La Forme de l'eau est l'histoire d'une femme muette qui tombe amoureuse d'une étrange créature aquatique. Alexandre Desplat se souvient de sa réaction quand il a découvert les images du film à Los Angeles : "La caméra était fluide. C'est magique pour la musique." Il développe : "On a commencé à parler des vagues, des instruments. On a enregistré avec 12 flûtes, ce qui crée la structure étrange du film." Guillermo del Toro ajoute que "la musique est la voix des personnages muets", Elisa et la créature. Pour permettre aux spectateurs de mesurer "l'effet Desplat", l'animateur lance ensuite deux extraits de La Forme de l'eau, l'un sans musique et l'autre avec. Une comparaison probante tant sa composition donne un supplément d'âme à la scène.

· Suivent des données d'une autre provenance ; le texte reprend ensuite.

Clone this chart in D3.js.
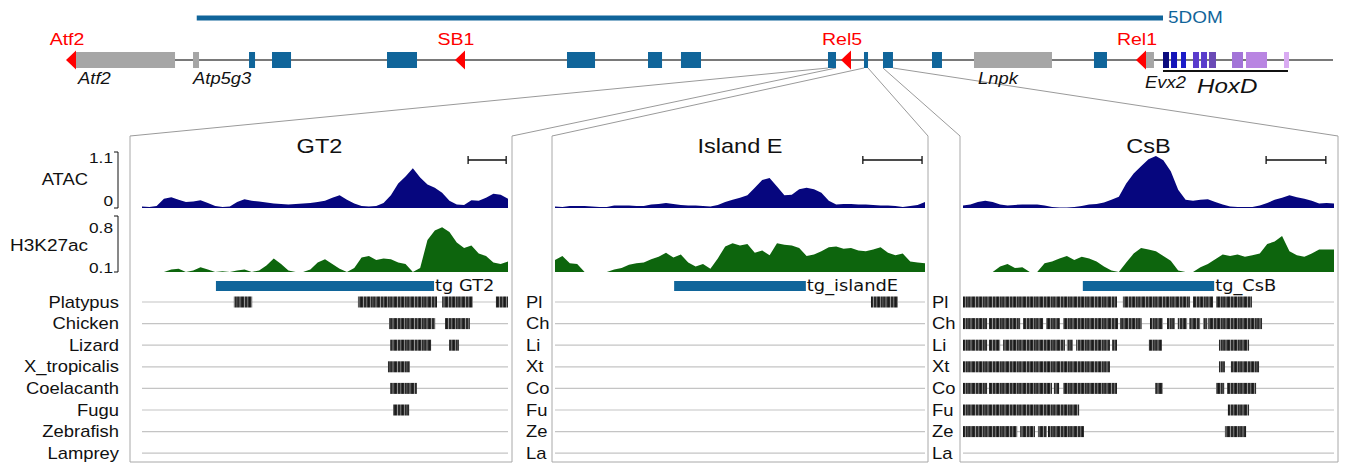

Les deux hommes ont ensuite collaboré sur le film d'animation Pinocchio sorti sur Netflix en 2022. L'épidémie de Covid les a contraints à travailler différemment, le réalisateur demandant au compositeur d'écrire toutes les musiques à l'avance, en enregistrant les voix à distance. L'émouvante chanson du petit pantin de bois, Ciao papa, résonne alors dans la salle.

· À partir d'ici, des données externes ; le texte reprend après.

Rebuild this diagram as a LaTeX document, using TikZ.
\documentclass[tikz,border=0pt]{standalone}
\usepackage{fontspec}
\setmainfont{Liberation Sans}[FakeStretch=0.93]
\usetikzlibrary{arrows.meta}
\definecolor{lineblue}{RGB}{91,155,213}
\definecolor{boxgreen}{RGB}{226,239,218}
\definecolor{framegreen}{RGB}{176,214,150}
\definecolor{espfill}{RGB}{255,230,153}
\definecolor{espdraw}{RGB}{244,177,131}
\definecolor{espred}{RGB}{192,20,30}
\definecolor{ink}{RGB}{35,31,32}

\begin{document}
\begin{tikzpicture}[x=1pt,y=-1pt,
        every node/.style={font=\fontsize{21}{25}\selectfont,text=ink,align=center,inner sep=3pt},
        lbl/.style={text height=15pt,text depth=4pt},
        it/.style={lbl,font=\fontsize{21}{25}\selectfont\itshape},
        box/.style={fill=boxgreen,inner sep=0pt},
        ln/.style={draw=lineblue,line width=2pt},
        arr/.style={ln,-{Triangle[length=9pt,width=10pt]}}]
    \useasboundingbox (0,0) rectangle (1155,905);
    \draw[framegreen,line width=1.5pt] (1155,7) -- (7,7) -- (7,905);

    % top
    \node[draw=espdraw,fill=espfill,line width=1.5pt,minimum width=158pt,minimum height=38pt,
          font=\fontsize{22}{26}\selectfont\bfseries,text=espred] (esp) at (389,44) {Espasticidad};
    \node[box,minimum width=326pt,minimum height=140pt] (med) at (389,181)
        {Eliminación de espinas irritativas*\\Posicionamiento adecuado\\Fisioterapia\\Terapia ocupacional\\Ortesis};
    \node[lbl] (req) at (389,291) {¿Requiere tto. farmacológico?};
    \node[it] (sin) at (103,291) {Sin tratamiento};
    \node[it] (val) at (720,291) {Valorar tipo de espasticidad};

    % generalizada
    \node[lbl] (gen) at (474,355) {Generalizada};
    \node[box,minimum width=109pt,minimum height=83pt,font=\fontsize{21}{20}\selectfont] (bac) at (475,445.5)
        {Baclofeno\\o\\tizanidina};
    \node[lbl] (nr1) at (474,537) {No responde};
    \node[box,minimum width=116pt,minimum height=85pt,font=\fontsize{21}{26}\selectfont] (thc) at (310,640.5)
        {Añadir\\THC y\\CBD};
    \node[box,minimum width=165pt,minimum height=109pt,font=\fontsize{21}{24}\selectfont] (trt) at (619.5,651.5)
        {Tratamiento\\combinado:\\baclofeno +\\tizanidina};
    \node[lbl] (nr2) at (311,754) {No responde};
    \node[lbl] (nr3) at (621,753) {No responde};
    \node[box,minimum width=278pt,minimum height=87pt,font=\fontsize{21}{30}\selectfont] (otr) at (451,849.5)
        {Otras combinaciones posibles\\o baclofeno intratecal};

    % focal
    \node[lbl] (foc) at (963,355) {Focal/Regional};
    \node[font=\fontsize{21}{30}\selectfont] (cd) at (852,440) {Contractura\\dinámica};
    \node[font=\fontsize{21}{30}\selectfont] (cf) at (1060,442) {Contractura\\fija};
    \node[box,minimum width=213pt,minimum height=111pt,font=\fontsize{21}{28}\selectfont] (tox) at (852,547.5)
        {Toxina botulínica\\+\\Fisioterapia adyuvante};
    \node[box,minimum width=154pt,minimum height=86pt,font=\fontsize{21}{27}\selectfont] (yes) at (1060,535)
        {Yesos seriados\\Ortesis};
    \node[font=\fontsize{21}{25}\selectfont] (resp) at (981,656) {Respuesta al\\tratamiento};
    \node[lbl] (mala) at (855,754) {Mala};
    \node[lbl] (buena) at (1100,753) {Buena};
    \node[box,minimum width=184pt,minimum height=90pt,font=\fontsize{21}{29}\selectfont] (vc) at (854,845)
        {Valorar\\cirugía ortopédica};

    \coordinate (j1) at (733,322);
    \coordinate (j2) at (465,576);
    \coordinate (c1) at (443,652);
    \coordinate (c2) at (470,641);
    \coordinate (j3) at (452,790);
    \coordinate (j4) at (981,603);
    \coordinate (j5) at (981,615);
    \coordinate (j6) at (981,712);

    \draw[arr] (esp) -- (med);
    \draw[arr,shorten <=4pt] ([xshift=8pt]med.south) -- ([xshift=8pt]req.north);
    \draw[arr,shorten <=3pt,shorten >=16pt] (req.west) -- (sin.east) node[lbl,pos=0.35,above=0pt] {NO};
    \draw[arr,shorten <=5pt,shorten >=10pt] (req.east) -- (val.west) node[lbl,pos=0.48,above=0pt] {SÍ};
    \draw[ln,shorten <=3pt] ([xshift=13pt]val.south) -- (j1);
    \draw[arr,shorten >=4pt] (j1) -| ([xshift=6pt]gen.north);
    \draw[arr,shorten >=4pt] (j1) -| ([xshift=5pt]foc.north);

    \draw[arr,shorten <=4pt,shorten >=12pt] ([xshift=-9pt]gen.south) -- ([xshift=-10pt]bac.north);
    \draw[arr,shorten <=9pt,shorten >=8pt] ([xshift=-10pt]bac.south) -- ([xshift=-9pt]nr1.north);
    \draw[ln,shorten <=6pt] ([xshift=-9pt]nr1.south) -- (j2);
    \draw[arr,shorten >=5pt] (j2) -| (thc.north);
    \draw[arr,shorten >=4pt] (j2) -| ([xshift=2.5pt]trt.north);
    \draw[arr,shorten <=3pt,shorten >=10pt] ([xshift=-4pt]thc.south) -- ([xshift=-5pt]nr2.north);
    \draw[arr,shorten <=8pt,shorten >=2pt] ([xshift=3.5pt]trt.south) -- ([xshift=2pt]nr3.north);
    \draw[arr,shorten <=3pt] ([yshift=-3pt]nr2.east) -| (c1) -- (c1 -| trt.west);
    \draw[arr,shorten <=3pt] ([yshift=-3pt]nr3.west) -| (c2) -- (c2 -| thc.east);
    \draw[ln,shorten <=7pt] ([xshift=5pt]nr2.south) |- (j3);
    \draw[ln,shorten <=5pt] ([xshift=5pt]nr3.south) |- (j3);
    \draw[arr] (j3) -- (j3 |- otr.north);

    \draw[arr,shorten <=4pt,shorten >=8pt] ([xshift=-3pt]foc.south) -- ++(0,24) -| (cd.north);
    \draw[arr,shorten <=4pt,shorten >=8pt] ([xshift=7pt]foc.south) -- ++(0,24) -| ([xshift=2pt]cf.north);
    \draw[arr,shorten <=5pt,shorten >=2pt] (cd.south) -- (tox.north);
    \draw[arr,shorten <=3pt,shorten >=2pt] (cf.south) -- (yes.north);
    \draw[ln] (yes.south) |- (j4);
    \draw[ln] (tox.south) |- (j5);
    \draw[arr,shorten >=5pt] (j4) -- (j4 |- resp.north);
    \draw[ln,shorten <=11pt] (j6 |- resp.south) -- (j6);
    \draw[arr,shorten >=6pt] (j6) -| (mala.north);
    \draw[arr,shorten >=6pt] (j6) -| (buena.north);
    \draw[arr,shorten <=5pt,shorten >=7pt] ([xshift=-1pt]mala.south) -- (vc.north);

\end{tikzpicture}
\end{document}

Les deux amis mettent actuellement la dernière main à un troisième film, toujours pour Netflix, intitulé Frankenstein, avec les comédiens Jacob Elordi et Oscar Isaac. "Encore une histoire de père et de fils", souligne Guillermo del Toro. Le réalisateur prévient qu'il ne veut pas d'une musique effrayante. Il aime le lyrisme de la musique d'Alexandre Desplat et préfère viser le cœur. "Jouer sur l'émotion aujourd'hui, c'est punk, et nous, on prend ce risque", sourit-il. La rencontre s'achève comme elle a commencé, avec une ovation debout. Les deux maîtres repartent avec un précieux cadeau offert par la Sacem : une partition originale de Georges Delerue pour Guillermo del Toro et une lettre manuscrite du compositeur français à François Truffaut pour Alexandre Desplat.